Strengths and Limitations
In preparation for a nationwide randomization trial testing an e-referral process for referring patients to a smoking-cessation system by providers, we detail the rigorous steps taken to develop the Web-based e-referral system. At each step of the development process, we applied user input to conceptualize and refine the system. Although the numbers of users are low, the multiple and comprehensive nature of the interactions and data collected provided significant information on which to improve the system’s usability. The results of the mini pilot study gave us critical insight into the recruitment and use barriers that our randomized trial must overcome to succeed.

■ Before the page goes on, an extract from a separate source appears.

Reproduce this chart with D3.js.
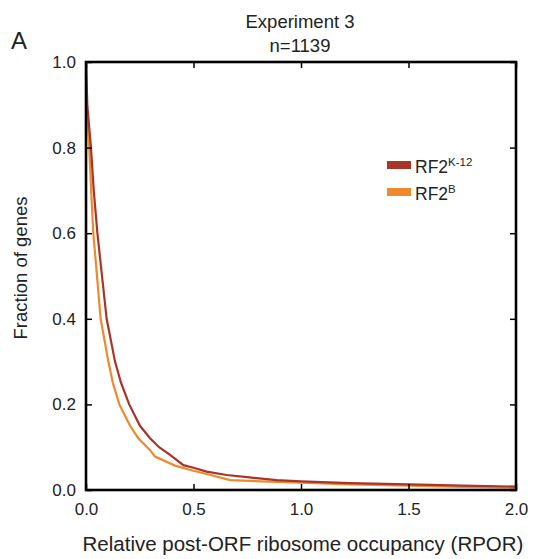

Our how-to report demonstrates how a small, rigorously conducted, multistep preimplementation evaluation can affect the success of a larger study. To gain valuable information regarding potential improvements to an interactive, Web-delivered provider–patient system to increase engagement in smoking cessation, we used a multidimensional approach to conceptualize, develop, implement, and test the product and process. The results of this rigorous process led us to make significant changes to the practice implementation approach study, prior to its nationwide randomized, controlled trial. After refining our information system with usability testing, we further uncovered serious barriers to implementation: lack of study champions within the practice, lack of training and assistance in use of the system, and lack of motivation to participate. We identified several improvements to address and made changes to the main study protocol before trial implementation. Our preliminary analysis with the first 50 practices using the system for 3 months demonstrates the preimplementation evaluation was successful in overcoming the barriers to recruiting and retain study participants.